The crisis refers to research conducted since the 1960s showing children’s creativity has been declining since the 1990s.

The findings have troubled Penn State Berks assistant professor and psychologist Meghan Owenz, who developed a board game with her husband called Starting Lines.  It’s meant to provide face-to-face interaction, while stimulating the imagination.

Owenz said the game was inspired by one her husband Adam, a marketing professor at Albright College, would play with their young children.

“Where they would draw a little scribble, that was obviously nothing, and then he would take the paper and turn it into a dinosaur or a race car and he would say, ‘oh my gosh! Look what you drew! You drew a dinosaur,” Owenz said.

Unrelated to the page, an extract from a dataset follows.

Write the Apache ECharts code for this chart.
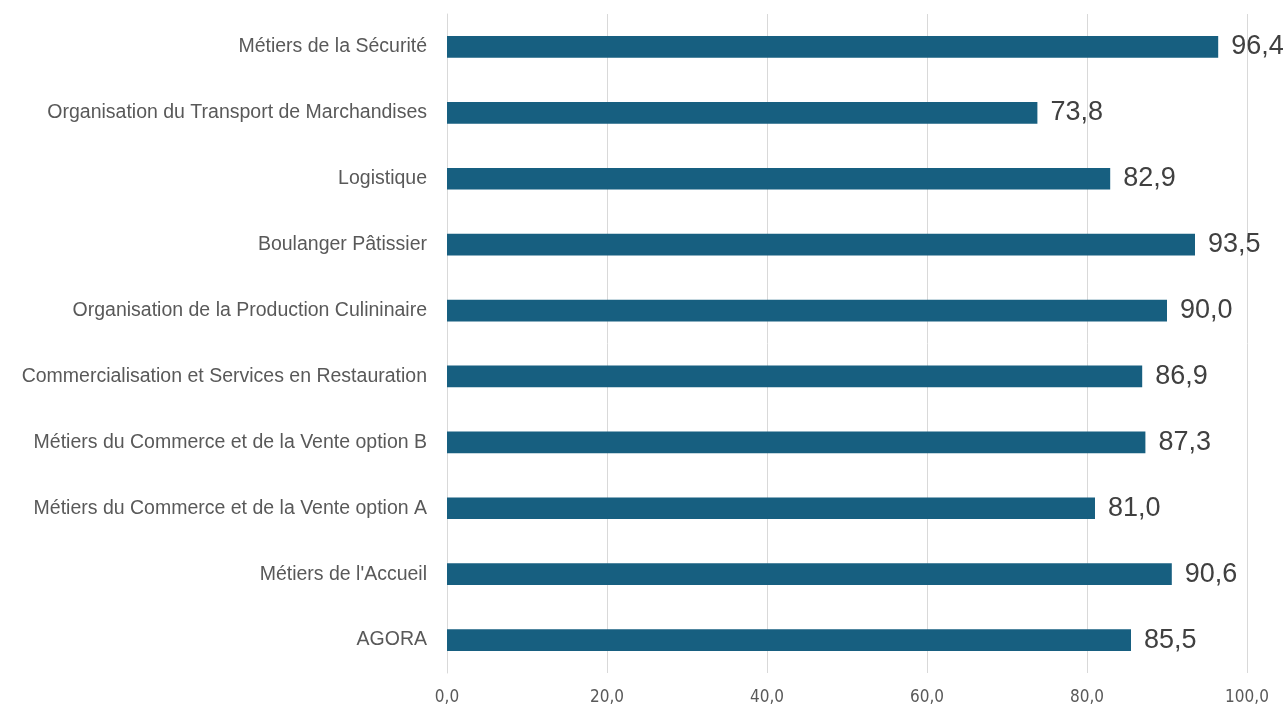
<!DOCTYPE html>
<html><head><meta charset="utf-8">
<script src="https://cdn.jsdelivr.net/npm/echarts@6/dist/echarts.min.js"></script>
<style>html,body{margin:0;padding:0;background:#fff}#c{width:1287px;height:706px}</style>
</head><body><div id="c"></div>
<script>
const categories = ["AGORA","Métiers de l'Accueil","Métiers du Commerce et de la Vente option A","Métiers du Commerce et de la Vente option B","Commercialisation et Services en Restauration","Organisation de la Production Culininaire","Boulanger Pâtissier","Logistique","Organisation du Transport de Marchandises","Métiers de la Sécurité"];
const values = [85.5,90.6,81.0,87.3,86.9,90.0,93.5,82.9,73.8,96.4];
const fmt = v => Number(v).toFixed(1).replace('.', ',');
const chart = echarts.init(document.getElementById('c'), null, {renderer:'canvas'});
chart.setOption({
  animation:false,
  grid:{left:447, top:14, width:800, height:660, containLabel:false},
  xAxis:{type:'value', min:0, max:100, interval:20,
    axisLine:{show:false}, axisTick:{show:false},
    splitLine:{lineStyle:{color:'#d9d9d9', width:1}},
    axisLabel:{formatter:fmt, color:'#595959', fontSize:17, margin:16,
      fontFamily:"'Liberation Sans Narrow','DejaVu Sans Condensed','Liberation Sans',sans-serif"}},
  yAxis:{type:'category', data:categories,
    axisLine:{show:true, lineStyle:{color:'#d9d9d9'}}, axisTick:{show:false},
    axisLabel:{color:'#595959', fontSize:19.5, margin:20, fontFamily:"'Liberation Sans',sans-serif"}},
  series:[{type:'bar', data:values, barWidth:'33%',
    itemStyle:{color:'#175f80'},
    label:{show:true, position:'right', distance:13, formatter:p=>fmt(p.value),
      color:'#404040', fontSize:27, fontFamily:"'Liberation Sans',sans-serif"}}]
});
</script></body></html>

To play, a category is chosen and each player uses the same starting line, or scribble, to draw what they think best matches the category.

“There’s research to show that simple tasks like drawing can improve children’s creativity so we have reason to think that it would and the game was based on those studies and those theories,” Owenz said, “but we don’t know for sure whether the game does what we think it does.”

Once the first production run is out, Owenz said they plan to do their own research on the game to see if it does increase creativity.

Then, they plan to get the game into classrooms.